Start of RECORD EXCERPTS

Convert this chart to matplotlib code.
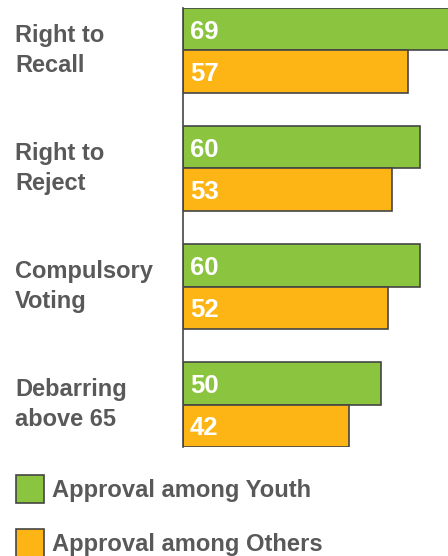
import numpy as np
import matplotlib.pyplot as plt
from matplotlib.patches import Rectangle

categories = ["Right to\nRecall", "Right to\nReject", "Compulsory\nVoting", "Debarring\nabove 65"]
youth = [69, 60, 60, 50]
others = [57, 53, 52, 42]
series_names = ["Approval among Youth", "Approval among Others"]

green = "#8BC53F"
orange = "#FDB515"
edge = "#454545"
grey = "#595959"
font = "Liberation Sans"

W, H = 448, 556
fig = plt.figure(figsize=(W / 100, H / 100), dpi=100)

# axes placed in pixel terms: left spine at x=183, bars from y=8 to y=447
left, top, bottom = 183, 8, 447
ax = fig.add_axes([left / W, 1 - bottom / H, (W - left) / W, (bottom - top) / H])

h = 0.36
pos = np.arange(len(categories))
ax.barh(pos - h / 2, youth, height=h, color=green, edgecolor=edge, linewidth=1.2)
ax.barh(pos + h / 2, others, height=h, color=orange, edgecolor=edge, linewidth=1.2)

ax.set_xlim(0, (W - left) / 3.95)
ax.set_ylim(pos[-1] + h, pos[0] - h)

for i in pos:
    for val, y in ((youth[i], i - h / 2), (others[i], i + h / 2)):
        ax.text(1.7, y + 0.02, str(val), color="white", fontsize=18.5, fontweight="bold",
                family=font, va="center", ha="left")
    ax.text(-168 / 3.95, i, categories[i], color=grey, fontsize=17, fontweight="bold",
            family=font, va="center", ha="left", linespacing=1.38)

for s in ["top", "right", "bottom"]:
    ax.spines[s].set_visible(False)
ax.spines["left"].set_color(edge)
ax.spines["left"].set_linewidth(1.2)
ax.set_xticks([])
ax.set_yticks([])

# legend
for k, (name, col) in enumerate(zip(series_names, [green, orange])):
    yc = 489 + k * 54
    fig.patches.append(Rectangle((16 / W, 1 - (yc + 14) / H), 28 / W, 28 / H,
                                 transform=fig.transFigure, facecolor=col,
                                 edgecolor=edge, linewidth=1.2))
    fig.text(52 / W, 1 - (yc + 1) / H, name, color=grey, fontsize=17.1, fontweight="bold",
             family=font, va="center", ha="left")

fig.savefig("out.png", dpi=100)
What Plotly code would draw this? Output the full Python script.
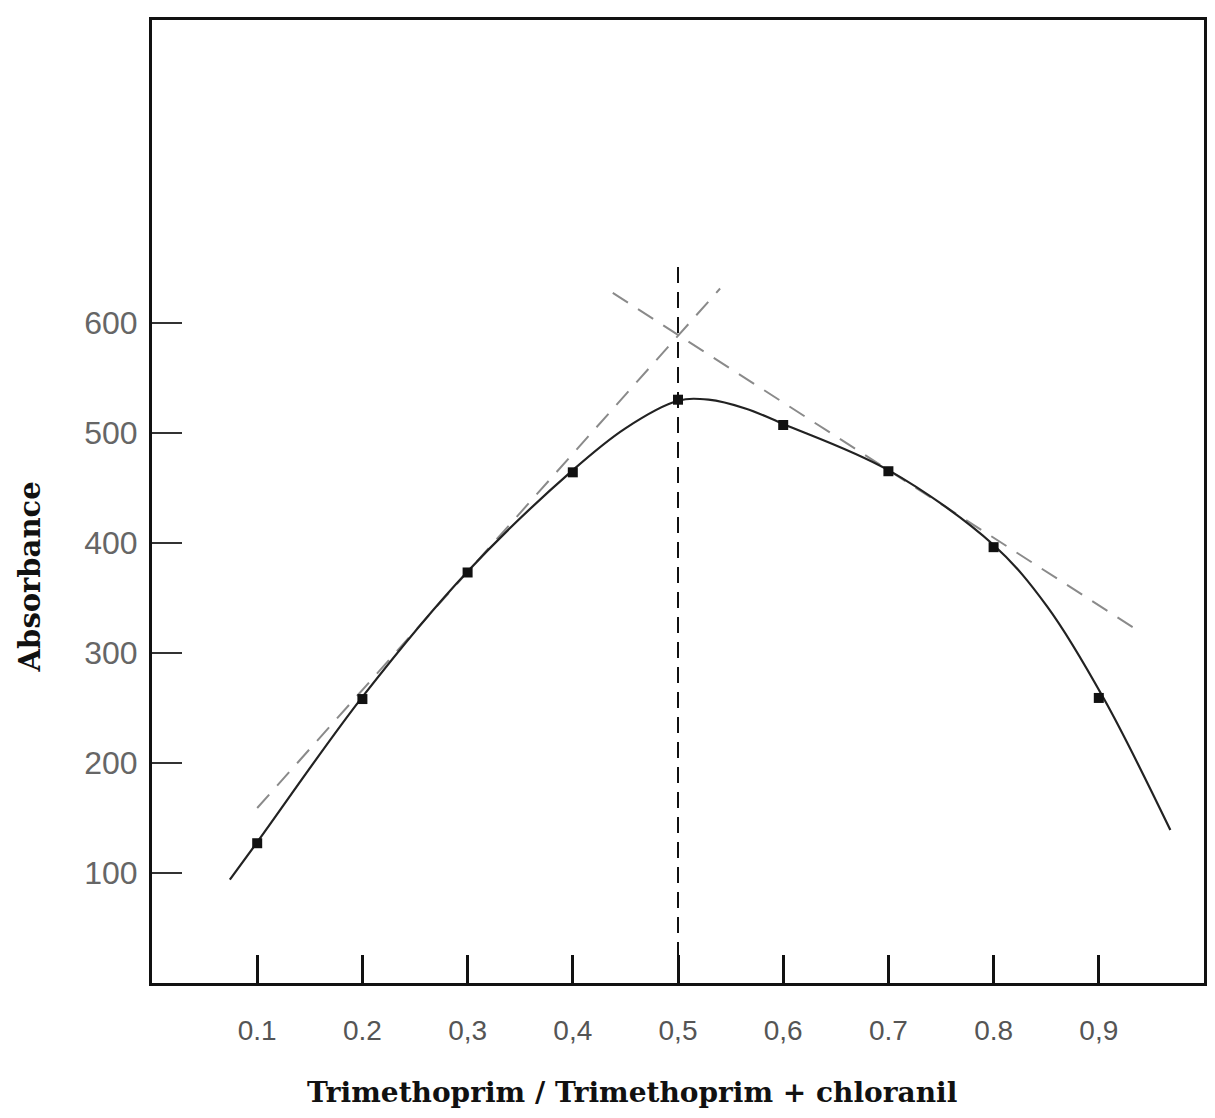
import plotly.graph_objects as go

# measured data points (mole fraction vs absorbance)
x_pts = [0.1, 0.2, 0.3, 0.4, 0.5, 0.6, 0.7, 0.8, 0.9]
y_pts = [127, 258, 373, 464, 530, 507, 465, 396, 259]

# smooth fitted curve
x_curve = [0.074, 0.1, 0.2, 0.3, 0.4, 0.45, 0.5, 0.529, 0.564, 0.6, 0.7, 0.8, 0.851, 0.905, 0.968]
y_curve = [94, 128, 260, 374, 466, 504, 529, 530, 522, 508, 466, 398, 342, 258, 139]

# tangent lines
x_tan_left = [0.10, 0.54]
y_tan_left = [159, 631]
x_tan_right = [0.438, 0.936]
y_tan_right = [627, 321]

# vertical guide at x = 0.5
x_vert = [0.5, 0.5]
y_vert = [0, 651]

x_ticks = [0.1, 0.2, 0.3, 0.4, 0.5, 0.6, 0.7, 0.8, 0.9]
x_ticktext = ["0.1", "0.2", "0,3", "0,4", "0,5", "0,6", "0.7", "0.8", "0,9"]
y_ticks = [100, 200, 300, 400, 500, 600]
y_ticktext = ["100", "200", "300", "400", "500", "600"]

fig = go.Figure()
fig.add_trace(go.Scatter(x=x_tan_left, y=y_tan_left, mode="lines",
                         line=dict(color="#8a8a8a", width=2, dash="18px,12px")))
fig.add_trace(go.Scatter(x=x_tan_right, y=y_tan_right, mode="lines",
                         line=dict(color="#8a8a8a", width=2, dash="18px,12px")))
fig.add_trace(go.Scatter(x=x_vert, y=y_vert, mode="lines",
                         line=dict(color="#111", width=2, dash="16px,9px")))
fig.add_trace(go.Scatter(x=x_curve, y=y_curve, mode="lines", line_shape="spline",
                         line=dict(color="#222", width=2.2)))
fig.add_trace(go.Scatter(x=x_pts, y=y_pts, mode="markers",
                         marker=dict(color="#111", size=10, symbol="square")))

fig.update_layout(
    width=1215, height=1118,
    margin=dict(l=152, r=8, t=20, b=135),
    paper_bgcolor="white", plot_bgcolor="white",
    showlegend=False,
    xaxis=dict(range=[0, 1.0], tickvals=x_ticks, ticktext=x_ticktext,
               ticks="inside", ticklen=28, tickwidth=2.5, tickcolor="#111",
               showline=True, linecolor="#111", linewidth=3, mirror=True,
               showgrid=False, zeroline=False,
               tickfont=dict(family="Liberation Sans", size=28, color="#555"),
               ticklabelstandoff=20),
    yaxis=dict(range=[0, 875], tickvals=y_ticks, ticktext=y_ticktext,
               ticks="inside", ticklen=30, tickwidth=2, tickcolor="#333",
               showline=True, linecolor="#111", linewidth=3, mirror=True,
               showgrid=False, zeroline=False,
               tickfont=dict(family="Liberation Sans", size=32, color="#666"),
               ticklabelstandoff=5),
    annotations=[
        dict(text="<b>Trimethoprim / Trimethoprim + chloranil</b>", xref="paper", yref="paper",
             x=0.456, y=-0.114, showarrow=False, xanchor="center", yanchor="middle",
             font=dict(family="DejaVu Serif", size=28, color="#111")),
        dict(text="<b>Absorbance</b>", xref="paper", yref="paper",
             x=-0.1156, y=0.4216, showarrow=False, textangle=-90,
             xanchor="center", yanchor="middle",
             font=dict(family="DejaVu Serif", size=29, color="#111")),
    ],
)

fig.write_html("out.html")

End of RECORD EXCERPTS

Copy out each line of the data where the string "this" appears.

— REPLY TO THE TASK —
Convert this chart to matplotlib code.
What Plotly code would draw this? Output the full Python script.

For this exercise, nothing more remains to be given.